[START]

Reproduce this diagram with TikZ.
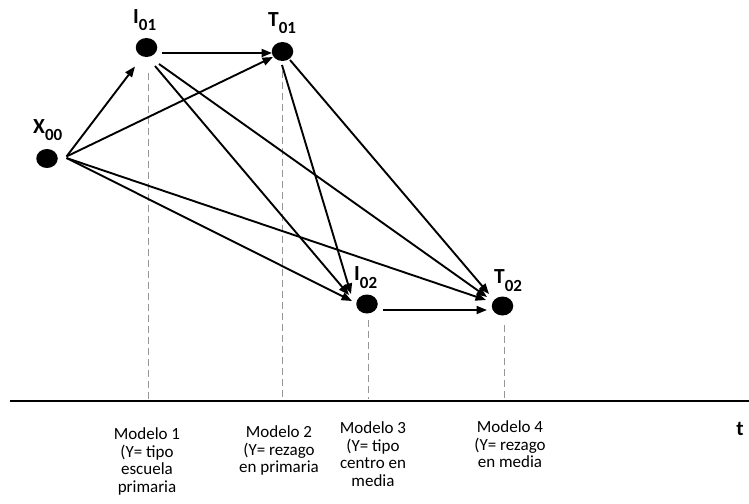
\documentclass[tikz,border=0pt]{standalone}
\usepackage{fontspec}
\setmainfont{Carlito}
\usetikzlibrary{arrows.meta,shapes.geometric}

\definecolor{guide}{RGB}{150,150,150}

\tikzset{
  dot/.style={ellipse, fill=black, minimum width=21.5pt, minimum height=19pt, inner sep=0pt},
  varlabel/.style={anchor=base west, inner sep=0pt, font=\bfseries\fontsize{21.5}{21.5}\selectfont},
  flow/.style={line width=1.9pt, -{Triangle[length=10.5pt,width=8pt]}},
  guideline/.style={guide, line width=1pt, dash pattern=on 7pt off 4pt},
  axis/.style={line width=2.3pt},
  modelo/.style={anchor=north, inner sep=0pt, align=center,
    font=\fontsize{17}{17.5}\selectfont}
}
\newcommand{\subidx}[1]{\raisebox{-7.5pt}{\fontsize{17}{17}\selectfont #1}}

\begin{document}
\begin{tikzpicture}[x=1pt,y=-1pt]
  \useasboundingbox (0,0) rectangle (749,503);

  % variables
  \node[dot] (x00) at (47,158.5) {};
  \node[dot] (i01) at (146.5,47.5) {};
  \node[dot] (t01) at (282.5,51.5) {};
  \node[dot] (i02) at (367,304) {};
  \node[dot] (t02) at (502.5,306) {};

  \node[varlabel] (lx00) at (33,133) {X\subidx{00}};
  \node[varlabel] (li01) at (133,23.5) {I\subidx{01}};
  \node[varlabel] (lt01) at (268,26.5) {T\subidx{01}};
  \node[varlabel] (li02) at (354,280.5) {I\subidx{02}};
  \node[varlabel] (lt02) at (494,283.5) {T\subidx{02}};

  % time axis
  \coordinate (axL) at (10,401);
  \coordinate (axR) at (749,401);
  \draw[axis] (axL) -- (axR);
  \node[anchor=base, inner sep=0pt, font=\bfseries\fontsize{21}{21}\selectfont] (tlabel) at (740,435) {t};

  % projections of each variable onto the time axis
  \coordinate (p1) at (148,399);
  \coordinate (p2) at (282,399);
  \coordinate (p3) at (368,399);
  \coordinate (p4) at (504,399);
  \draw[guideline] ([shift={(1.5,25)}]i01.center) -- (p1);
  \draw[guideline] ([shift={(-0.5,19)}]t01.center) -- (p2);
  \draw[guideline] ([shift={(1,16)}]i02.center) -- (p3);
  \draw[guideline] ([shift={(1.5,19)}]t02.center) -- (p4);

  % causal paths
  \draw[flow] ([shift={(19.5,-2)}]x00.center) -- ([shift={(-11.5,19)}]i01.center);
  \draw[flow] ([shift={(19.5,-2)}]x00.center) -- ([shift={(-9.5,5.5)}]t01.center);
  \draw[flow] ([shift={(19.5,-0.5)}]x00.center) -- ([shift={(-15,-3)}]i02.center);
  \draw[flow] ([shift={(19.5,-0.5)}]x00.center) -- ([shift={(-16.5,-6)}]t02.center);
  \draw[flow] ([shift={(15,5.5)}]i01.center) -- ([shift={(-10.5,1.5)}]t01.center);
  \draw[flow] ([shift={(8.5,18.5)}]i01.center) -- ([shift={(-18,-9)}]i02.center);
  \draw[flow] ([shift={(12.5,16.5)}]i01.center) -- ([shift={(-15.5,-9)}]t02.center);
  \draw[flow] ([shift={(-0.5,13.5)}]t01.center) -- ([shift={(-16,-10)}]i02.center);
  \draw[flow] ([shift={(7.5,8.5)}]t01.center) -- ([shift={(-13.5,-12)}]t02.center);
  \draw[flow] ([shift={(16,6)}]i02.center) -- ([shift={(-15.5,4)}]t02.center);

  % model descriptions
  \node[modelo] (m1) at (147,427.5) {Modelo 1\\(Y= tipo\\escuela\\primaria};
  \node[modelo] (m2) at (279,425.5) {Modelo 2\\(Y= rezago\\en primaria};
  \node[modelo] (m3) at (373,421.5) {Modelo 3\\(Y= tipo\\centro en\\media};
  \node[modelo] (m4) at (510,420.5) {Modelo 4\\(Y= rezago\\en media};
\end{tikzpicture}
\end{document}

[END]

* _Exercise brief_: Every line is to be duplicated exactly, though pictures stay out.

* _Written answer_:
Reproduce this diagram with TikZ.
\documentclass[tikz,border=0pt]{standalone}
\usepackage{fontspec}
\setmainfont{Carlito}
\usetikzlibrary{arrows.meta,shapes.geometric}

\definecolor{guide}{RGB}{150,150,150}

\tikzset{
  dot/.style={ellipse, fill=black, minimum width=21.5pt, minimum height=19pt, inner sep=0pt},
  varlabel/.style={anchor=base west, inner sep=0pt, font=\bfseries\fontsize{21.5}{21.5}\selectfont},
  flow/.style={line width=1.9pt, -{Triangle[length=10.5pt,width=8pt]}},
  guideline/.style={guide, line width=1pt, dash pattern=on 7pt off 4pt},
  axis/.style={line width=2.3pt},
  modelo/.style={anchor=north, inner sep=0pt, align=center,
    font=\fontsize{17}{17.5}\selectfont}
}
\newcommand{\subidx}[1]{\raisebox{-7.5pt}{\fontsize{17}{17}\selectfont #1}}

\begin{document}
\begin{tikzpicture}[x=1pt,y=-1pt]
  \useasboundingbox (0,0) rectangle (749,503);

  % variables
  \node[dot] (x00) at (47,158.5) {};
  \node[dot] (i01) at (146.5,47.5) {};
  \node[dot] (t01) at (282.5,51.5) {};
  \node[dot] (i02) at (367,304) {};
  \node[dot] (t02) at (502.5,306) {};

  \node[varlabel] (lx00) at (33,133) {X\subidx{00}};
  \node[varlabel] (li01) at (133,23.5) {I\subidx{01}};
  \node[varlabel] (lt01) at (268,26.5) {T\subidx{01}};
  \node[varlabel] (li02) at (354,280.5) {I\subidx{02}};
  \node[varlabel] (lt02) at (494,283.5) {T\subidx{02}};

  % time axis
  \coordinate (axL) at (10,401);
  \coordinate (axR) at (749,401);
  \draw[axis] (axL) -- (axR);
  \node[anchor=base, inner sep=0pt, font=\bfseries\fontsize{21}{21}\selectfont] (tlabel) at (740,435) {t};

  % projections of each variable onto the time axis
  \coordinate (p1) at (148,399);
  \coordinate (p2) at (282,399);
  \coordinate (p3) at (368,399);
  \coordinate (p4) at (504,399);
  \draw[guideline] ([shift={(1.5,25)}]i01.center) -- (p1);
  \draw[guideline] ([shift={(-0.5,19)}]t01.center) -- (p2);
  \draw[guideline] ([shift={(1,16)}]i02.center) -- (p3);
  \draw[guideline] ([shift={(1.5,19)}]t02.center) -- (p4);

  % causal paths
  \draw[flow] ([shift={(19.5,-2)}]x00.center) -- ([shift={(-11.5,19)}]i01.center);
  \draw[flow] ([shift={(19.5,-2)}]x00.center) -- ([shift={(-9.5,5.5)}]t01.center);
  \draw[flow] ([shift={(19.5,-0.5)}]x00.center) -- ([shift={(-15,-3)}]i02.center);
  \draw[flow] ([shift={(19.5,-0.5)}]x00.center) -- ([shift={(-16.5,-6)}]t02.center);
  \draw[flow] ([shift={(15,5.5)}]i01.center) -- ([shift={(-10.5,1.5)}]t01.center);
  \draw[flow] ([shift={(8.5,18.5)}]i01.center) -- ([shift={(-18,-9)}]i02.center);
  \draw[flow] ([shift={(12.5,16.5)}]i01.center) -- ([shift={(-15.5,-9)}]t02.center);
  \draw[flow] ([shift={(-0.5,13.5)}]t01.center) -- ([shift={(-16,-10)}]i02.center);
  \draw[flow] ([shift={(7.5,8.5)}]t01.center) -- ([shift={(-13.5,-12)}]t02.center);
  \draw[flow] ([shift={(16,6)}]i02.center) -- ([shift={(-15.5,4)}]t02.center);

  % model descriptions
  \node[modelo] (m1) at (147,427.5) {Modelo 1\\(Y= tipo\\escuela\\primaria};
  \node[modelo] (m2) at (279,425.5) {Modelo 2\\(Y= rezago\\en primaria};
  \node[modelo] (m3) at (373,421.5) {Modelo 3\\(Y= tipo\\centro en\\media};
  \node[modelo] (m4) at (510,420.5) {Modelo 4\\(Y= rezago\\en media};
\end{tikzpicture}
\end{document}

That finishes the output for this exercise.